[Work instructions]
Can you reproduce the data beneath, keeping every line exact?
--- Start Data block ---
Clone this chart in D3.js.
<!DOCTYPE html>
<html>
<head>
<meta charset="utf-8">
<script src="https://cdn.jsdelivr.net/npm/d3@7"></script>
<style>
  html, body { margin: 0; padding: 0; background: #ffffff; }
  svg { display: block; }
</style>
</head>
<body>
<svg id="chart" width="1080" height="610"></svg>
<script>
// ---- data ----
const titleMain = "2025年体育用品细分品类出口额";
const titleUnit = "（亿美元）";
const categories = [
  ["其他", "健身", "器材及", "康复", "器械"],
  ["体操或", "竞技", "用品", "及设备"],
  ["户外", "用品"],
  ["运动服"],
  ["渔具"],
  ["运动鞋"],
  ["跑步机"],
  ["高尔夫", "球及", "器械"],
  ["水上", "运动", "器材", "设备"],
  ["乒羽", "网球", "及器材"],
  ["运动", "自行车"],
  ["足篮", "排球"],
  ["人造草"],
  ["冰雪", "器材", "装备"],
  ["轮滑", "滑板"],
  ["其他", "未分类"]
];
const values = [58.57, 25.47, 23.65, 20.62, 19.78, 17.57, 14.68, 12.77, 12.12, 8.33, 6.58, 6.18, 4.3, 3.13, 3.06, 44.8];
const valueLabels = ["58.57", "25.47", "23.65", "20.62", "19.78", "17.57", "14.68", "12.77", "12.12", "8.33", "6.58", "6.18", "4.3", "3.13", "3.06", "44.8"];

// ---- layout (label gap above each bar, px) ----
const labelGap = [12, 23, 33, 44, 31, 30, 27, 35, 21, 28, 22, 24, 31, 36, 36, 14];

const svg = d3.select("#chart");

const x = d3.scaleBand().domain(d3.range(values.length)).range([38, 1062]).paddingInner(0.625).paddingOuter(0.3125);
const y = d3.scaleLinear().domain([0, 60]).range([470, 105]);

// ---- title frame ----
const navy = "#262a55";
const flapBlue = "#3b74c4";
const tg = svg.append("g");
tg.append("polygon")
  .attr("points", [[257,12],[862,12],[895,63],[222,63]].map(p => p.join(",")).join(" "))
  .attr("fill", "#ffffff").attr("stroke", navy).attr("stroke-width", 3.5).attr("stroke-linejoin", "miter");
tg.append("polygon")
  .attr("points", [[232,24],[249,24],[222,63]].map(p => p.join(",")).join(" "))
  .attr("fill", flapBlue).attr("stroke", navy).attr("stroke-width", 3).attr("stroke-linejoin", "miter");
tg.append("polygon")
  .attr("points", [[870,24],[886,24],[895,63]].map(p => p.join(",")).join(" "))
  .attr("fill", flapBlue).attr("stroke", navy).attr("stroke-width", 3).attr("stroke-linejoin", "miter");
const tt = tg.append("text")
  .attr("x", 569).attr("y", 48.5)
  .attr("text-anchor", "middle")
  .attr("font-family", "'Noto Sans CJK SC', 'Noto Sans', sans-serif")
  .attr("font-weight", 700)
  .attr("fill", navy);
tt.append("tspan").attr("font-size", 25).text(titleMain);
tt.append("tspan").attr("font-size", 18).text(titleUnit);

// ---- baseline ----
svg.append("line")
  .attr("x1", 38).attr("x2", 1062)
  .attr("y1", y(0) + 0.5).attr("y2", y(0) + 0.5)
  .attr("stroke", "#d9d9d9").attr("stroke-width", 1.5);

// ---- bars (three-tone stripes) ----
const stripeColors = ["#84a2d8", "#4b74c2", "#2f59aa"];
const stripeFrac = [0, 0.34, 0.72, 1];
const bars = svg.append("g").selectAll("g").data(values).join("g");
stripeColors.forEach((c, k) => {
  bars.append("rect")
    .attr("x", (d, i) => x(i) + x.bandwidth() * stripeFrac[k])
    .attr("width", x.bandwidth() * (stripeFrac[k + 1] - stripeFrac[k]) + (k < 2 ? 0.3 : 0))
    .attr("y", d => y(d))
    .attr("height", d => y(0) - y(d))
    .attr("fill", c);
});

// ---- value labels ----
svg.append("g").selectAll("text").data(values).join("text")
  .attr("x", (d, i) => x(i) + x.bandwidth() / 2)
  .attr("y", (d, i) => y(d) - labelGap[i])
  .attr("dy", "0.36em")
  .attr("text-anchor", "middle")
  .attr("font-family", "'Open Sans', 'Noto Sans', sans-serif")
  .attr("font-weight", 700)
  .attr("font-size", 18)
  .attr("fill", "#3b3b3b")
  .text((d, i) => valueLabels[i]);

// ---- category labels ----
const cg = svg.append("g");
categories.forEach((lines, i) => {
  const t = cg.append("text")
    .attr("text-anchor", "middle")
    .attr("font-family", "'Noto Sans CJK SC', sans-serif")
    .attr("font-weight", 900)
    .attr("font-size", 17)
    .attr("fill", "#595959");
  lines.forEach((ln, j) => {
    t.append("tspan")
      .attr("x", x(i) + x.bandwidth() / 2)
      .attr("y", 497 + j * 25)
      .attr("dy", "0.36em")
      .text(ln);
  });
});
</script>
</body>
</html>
--- End Data block ---
[Written solution]
Clone this chart in D3.js.
<!DOCTYPE html>
<html>
<head>
<meta charset="utf-8">
<script src="https://cdn.jsdelivr.net/npm/d3@7"></script>
<style>
  html, body { margin: 0; padding: 0; background: #ffffff; }
  svg { display: block; }
</style>
</head>
<body>
<svg id="chart" width="1080" height="610"></svg>
<script>
// ---- data ----
const titleMain = "2025年体育用品细分品类出口额";
const titleUnit = "（亿美元）";
const categories = [
  ["其他", "健身", "器材及", "康复", "器械"],
  ["体操或", "竞技", "用品", "及设备"],
  ["户外", "用品"],
  ["运动服"],
  ["渔具"],
  ["运动鞋"],
  ["跑步机"],
  ["高尔夫", "球及", "器械"],
  ["水上", "运动", "器材", "设备"],
  ["乒羽", "网球", "及器材"],
  ["运动", "自行车"],
  ["足篮", "排球"],
  ["人造草"],
  ["冰雪", "器材", "装备"],
  ["轮滑", "滑板"],
  ["其他", "未分类"]
];
const values = [58.57, 25.47, 23.65, 20.62, 19.78, 17.57, 14.68, 12.77, 12.12, 8.33, 6.58, 6.18, 4.3, 3.13, 3.06, 44.8];
const valueLabels = ["58.57", "25.47", "23.65", "20.62", "19.78", "17.57", "14.68", "12.77", "12.12", "8.33", "6.58", "6.18", "4.3", "3.13", "3.06", "44.8"];

// ---- layout (label gap above each bar, px) ----
const labelGap = [12, 23, 33, 44, 31, 30, 27, 35, 21, 28, 22, 24, 31, 36, 36, 14];

const svg = d3.select("#chart");

const x = d3.scaleBand().domain(d3.range(values.length)).range([38, 1062]).paddingInner(0.625).paddingOuter(0.3125);
const y = d3.scaleLinear().domain([0, 60]).range([470, 105]);

// ---- title frame ----
const navy = "#262a55";
const flapBlue = "#3b74c4";
const tg = svg.append("g");
tg.append("polygon")
  .attr("points", [[257,12],[862,12],[895,63],[222,63]].map(p => p.join(",")).join(" "))
  .attr("fill", "#ffffff").attr("stroke", navy).attr("stroke-width", 3.5).attr("stroke-linejoin", "miter");
tg.append("polygon")
  .attr("points", [[232,24],[249,24],[222,63]].map(p => p.join(",")).join(" "))
  .attr("fill", flapBlue).attr("stroke", navy).attr("stroke-width", 3).attr("stroke-linejoin", "miter");
tg.append("polygon")
  .attr("points", [[870,24],[886,24],[895,63]].map(p => p.join(",")).join(" "))
  .attr("fill", flapBlue).attr("stroke", navy).attr("stroke-width", 3).attr("stroke-linejoin", "miter");
const tt = tg.append("text")
  .attr("x", 569).attr("y", 48.5)
  .attr("text-anchor", "middle")
  .attr("font-family", "'Noto Sans CJK SC', 'Noto Sans', sans-serif")
  .attr("font-weight", 700)
  .attr("fill", navy);
tt.append("tspan").attr("font-size", 25).text(titleMain);
tt.append("tspan").attr("font-size", 18).text(titleUnit);

// ---- baseline ----
svg.append("line")
  .attr("x1", 38).attr("x2", 1062)
  .attr("y1", y(0) + 0.5).attr("y2", y(0) + 0.5)
  .attr("stroke", "#d9d9d9").attr("stroke-width", 1.5);

// ---- bars (three-tone stripes) ----
const stripeColors = ["#84a2d8", "#4b74c2", "#2f59aa"];
const stripeFrac = [0, 0.34, 0.72, 1];
const bars = svg.append("g").selectAll("g").data(values).join("g");
stripeColors.forEach((c, k) => {
  bars.append("rect")
    .attr("x", (d, i) => x(i) + x.bandwidth() * stripeFrac[k])
    .attr("width", x.bandwidth() * (stripeFrac[k + 1] - stripeFrac[k]) + (k < 2 ? 0.3 : 0))
    .attr("y", d => y(d))
    .attr("height", d => y(0) - y(d))
    .attr("fill", c);
});

// ---- value labels ----
svg.append("g").selectAll("text").data(values).join("text")
  .attr("x", (d, i) => x(i) + x.bandwidth() / 2)
  .attr("y", (d, i) => y(d) - labelGap[i])
  .attr("dy", "0.36em")
  .attr("text-anchor", "middle")
  .attr("font-family", "'Open Sans', 'Noto Sans', sans-serif")
  .attr("font-weight", 700)
  .attr("font-size", 18)
  .attr("fill", "#3b3b3b")
  .text((d, i) => valueLabels[i]);

// ---- category labels ----
const cg = svg.append("g");
categories.forEach((lines, i) => {
  const t = cg.append("text")
    .attr("text-anchor", "middle")
    .attr("font-family", "'Noto Sans CJK SC', sans-serif")
    .attr("font-weight", 900)
    .attr("font-size", 17)
    .attr("fill", "#595959");
  lines.forEach((ln, j) => {
    t.append("tspan")
      .attr("x", x(i) + x.bandwidth() / 2)
      .attr("y", 497 + j * 25)
      .attr("dy", "0.36em")
      .text(ln);
  });
});
</script>
</body>
</html>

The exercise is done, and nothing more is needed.